= Jason Weaver (jockey) =

Retired British Flat jockey

Jason Charles Weaver (born 9 February 1972) is a former, classic-winning, British flat racing jockey who had his major successes in the mid-1990s. In total, Weaver rode more than 1,000 winners in a career which spanned fourteen years. Since retiring he has worked as a presenter and pundit, and currently works on ITV Racing and Sky Sports Racing. Weaver is one of only seven jockeys to have ridden two hundred winners in a season, a feat achieved in 1994 when he finished runner-up to Frankie Dettori in the jockey's championship.

==Biography==

Weaver was born in Nottingham on 9 February 1972: he was, however, brought up in Portskewett, South Wales after his family moved there when he was six months old. His father Eric Weaver was a professional footballer who played for a number of clubs, including Notts County and Swindon Town. In 1989, Weaver was apprenticed to Luca Cumani at Newmarket and rode his first winner, True Dividend, at Brighton on 30 May 1990. In 1993 he was champion apprentice with sixty winners

In 1994, Weaver rode 200 winners and finished runner-up to Frankie Dettori in the British flat racing Champion Jockey championship. He is one of just seven jockeys that have achieved this success. His successes included partnering Mister Baileys, trained by Mark Johnson to the 2000 Guineas at Newmarket. He became Johnson's stable jockey at Middleham. Weaver also won the 1995 Ascot Gold Cup on Double Trigger and the 1995 Prix de l'Abbaye de Longchamp on Hever Golf Rose. A year later, at Royal Ascot, Weaver won the St. James's Palace Stakes with the Mark Johnston-trained Bijou d'Inde.

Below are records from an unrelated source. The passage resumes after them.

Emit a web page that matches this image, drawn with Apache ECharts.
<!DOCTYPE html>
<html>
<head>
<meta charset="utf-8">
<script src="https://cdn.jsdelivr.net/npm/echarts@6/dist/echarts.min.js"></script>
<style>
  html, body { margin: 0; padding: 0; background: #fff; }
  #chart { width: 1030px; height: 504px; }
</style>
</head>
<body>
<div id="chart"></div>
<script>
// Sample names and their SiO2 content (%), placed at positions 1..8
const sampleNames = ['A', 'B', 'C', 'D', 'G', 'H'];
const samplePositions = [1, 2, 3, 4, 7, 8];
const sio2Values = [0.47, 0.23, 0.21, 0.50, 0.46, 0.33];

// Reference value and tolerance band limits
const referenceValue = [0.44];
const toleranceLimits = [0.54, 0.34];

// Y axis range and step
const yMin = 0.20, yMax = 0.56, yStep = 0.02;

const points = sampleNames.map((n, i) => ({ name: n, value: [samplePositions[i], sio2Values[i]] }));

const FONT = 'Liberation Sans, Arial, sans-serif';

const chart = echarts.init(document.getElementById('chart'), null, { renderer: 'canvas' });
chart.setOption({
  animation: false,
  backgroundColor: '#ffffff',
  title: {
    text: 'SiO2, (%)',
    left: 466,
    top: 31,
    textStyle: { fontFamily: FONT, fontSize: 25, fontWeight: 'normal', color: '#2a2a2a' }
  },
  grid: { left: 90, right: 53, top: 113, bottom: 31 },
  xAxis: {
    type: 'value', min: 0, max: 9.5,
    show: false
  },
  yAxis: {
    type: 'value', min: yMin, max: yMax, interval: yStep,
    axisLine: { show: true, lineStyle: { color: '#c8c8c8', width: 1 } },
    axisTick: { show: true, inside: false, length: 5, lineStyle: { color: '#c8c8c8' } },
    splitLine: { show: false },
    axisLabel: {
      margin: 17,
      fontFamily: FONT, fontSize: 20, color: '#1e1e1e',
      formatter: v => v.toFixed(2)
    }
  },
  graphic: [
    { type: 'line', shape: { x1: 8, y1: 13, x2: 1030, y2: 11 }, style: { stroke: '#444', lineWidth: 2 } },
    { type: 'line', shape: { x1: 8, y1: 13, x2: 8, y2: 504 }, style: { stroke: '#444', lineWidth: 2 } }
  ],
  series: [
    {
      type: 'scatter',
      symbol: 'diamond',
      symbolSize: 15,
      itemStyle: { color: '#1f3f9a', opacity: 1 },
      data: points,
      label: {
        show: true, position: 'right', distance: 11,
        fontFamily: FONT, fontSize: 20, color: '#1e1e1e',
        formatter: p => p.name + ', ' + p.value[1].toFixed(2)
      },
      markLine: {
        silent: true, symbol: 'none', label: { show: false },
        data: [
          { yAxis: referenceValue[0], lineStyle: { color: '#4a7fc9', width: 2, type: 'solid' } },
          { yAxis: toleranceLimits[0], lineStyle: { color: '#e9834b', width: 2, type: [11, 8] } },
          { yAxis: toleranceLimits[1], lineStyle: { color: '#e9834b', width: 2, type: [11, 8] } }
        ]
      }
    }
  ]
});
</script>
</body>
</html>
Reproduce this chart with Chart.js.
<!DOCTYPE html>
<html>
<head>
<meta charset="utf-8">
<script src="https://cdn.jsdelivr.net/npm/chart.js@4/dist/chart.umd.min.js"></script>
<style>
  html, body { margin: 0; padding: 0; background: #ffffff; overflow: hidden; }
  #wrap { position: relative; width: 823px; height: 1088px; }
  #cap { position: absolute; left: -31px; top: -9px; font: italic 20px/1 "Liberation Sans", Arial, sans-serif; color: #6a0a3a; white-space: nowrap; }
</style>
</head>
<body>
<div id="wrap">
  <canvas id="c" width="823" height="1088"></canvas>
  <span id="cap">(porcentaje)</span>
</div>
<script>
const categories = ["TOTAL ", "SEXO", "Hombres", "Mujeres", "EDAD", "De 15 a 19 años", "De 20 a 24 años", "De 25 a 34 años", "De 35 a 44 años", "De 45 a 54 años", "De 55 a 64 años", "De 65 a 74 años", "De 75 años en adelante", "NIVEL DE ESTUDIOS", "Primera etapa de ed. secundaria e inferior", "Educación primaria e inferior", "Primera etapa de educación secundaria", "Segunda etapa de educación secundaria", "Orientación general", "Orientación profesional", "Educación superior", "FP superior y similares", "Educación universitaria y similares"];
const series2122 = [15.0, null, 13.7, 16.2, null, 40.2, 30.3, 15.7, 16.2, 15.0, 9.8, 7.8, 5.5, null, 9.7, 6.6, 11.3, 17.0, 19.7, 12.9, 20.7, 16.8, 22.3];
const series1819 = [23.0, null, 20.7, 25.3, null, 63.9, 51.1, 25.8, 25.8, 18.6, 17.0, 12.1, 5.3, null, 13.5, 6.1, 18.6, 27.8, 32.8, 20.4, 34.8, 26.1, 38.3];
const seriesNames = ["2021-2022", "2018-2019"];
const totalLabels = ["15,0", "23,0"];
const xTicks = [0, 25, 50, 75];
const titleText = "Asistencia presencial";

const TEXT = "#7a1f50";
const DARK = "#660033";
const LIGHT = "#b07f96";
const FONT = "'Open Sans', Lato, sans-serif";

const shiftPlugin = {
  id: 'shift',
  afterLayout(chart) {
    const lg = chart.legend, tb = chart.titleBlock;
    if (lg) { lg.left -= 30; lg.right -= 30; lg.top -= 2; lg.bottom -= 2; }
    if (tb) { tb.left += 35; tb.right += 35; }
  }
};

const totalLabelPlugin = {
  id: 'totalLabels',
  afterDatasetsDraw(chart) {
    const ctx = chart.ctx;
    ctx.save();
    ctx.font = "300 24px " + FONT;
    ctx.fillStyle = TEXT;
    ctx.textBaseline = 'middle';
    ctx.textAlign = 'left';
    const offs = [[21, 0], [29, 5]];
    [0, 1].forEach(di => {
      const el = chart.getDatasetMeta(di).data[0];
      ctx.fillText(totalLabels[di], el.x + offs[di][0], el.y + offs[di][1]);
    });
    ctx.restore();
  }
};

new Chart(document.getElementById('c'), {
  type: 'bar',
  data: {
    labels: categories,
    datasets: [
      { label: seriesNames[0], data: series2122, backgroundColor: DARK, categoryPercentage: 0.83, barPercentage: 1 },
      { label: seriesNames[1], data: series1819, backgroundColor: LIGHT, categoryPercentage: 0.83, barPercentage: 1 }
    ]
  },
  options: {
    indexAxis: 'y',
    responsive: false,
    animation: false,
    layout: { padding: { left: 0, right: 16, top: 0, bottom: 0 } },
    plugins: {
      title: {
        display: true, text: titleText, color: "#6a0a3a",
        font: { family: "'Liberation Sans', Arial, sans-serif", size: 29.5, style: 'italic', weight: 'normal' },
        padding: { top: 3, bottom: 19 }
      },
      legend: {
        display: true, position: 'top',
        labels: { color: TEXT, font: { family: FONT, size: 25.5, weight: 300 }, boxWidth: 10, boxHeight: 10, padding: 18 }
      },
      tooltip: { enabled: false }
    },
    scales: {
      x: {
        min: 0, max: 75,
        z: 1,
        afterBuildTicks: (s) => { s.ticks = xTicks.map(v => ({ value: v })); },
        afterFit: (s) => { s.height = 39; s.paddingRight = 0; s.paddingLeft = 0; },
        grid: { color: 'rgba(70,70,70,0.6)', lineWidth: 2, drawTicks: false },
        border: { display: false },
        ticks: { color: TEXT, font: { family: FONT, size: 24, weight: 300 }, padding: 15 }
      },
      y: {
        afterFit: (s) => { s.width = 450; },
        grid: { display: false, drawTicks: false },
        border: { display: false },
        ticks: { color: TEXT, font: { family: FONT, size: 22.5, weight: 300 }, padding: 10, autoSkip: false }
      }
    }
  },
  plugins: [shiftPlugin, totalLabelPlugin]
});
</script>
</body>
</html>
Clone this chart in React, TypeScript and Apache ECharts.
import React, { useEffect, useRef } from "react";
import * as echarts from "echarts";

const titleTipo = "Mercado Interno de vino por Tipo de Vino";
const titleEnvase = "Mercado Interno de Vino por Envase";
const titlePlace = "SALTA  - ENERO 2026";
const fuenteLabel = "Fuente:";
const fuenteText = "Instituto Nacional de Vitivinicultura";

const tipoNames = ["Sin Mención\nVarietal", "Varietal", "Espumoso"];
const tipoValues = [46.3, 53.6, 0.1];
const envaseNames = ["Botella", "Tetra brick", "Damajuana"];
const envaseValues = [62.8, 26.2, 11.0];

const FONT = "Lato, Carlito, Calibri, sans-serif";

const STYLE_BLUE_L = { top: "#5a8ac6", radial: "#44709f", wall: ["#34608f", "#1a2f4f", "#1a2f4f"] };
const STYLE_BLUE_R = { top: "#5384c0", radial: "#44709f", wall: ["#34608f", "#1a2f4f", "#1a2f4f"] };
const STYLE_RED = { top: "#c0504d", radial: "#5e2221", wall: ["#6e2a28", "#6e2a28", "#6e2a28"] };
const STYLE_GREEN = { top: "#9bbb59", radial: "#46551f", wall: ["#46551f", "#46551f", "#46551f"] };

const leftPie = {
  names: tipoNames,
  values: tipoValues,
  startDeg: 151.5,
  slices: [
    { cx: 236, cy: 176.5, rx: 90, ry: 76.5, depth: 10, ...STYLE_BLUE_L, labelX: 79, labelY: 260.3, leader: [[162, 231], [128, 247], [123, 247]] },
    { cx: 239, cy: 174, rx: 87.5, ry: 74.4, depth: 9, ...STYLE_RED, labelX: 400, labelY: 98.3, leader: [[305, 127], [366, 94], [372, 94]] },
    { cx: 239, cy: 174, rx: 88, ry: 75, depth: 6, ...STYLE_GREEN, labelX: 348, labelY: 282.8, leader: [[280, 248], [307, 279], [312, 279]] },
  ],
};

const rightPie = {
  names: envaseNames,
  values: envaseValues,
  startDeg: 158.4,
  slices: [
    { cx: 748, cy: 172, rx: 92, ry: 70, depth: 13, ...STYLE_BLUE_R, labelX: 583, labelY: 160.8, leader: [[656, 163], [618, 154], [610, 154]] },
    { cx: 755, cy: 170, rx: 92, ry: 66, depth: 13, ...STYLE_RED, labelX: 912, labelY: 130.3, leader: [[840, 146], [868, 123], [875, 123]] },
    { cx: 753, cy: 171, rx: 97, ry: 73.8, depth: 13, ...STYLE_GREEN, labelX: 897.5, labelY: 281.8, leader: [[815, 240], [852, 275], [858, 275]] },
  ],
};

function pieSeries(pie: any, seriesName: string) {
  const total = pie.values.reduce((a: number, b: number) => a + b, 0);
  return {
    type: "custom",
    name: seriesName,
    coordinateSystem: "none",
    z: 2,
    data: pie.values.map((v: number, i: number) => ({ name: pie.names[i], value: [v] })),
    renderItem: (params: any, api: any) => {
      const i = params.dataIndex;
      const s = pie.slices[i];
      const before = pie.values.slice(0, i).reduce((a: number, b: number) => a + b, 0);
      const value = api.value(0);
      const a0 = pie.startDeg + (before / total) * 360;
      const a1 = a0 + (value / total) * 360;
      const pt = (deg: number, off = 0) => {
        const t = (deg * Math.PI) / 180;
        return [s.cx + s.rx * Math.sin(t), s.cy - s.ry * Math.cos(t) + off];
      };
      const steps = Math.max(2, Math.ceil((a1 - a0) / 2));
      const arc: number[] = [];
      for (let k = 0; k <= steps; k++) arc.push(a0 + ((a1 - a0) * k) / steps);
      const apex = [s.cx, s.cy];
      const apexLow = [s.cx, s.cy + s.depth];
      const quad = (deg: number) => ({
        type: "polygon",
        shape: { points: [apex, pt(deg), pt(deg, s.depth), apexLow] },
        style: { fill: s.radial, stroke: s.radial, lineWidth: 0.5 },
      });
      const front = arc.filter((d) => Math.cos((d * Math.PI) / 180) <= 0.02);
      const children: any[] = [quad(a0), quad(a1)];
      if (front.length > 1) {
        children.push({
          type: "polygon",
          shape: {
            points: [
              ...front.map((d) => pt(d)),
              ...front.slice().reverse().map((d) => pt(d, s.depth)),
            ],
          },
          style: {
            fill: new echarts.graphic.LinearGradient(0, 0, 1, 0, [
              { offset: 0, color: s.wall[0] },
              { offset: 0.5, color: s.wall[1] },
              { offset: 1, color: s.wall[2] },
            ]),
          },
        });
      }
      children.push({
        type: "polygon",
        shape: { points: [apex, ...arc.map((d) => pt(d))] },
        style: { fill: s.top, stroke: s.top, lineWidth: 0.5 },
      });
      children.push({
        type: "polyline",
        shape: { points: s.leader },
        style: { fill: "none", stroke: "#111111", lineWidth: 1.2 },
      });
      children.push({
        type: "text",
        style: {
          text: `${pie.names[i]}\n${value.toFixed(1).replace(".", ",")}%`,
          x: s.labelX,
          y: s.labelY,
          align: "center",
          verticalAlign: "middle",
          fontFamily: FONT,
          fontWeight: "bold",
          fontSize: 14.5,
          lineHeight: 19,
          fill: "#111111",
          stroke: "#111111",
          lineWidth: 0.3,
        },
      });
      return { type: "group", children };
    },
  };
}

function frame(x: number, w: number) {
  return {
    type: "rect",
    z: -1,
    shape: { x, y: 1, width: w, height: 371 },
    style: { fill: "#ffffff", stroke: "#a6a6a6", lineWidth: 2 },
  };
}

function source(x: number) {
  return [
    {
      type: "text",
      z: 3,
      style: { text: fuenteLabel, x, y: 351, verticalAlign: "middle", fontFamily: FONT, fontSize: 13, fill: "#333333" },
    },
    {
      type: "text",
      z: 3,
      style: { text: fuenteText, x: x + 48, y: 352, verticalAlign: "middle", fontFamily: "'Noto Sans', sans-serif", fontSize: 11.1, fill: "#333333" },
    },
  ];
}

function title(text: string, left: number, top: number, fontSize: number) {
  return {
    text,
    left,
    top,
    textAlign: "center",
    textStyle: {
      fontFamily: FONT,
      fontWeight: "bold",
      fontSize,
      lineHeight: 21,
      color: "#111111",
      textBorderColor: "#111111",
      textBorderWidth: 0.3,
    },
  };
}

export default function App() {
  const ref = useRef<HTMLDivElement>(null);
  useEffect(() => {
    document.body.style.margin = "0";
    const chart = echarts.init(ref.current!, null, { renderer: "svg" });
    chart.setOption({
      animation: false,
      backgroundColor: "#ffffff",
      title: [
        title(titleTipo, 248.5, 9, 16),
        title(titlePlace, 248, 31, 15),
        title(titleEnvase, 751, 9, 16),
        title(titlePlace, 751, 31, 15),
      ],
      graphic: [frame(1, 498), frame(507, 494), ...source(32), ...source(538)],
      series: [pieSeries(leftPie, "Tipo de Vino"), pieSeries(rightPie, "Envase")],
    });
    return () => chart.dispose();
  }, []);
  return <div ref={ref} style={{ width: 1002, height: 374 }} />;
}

In 2002, Weaver announced his retirement as a jockey at the age of 30, citing problems with keeping his weight down as the major issue. However, he was keen to stay in the sport, seeing his retirement as a jockey as a way forward in other management and training areas of the sport. He works as a pundit for ITV Racing and as a presenter for the horse racing channel Sky Sports Racing.

In 2006, he announced his comeback, despite a significant weight gain. It would be only for a single race, though.
The match was the Ladbrokes Shergar Cup Duel, an annual prelude to the Shergar Cup at Ascot between two of the world's premier jockeys. The 2006 contest was between Weaver, who represented the Great Britain and Ireland team, and Michael Roberts, who served as the Rest of the World team manager. Riding Pic Up Sticks, the win was secured by Weaver, who said afterwards, "Ascot was a lucky track for me when I was riding so it is great to have ridden a winner on the new course."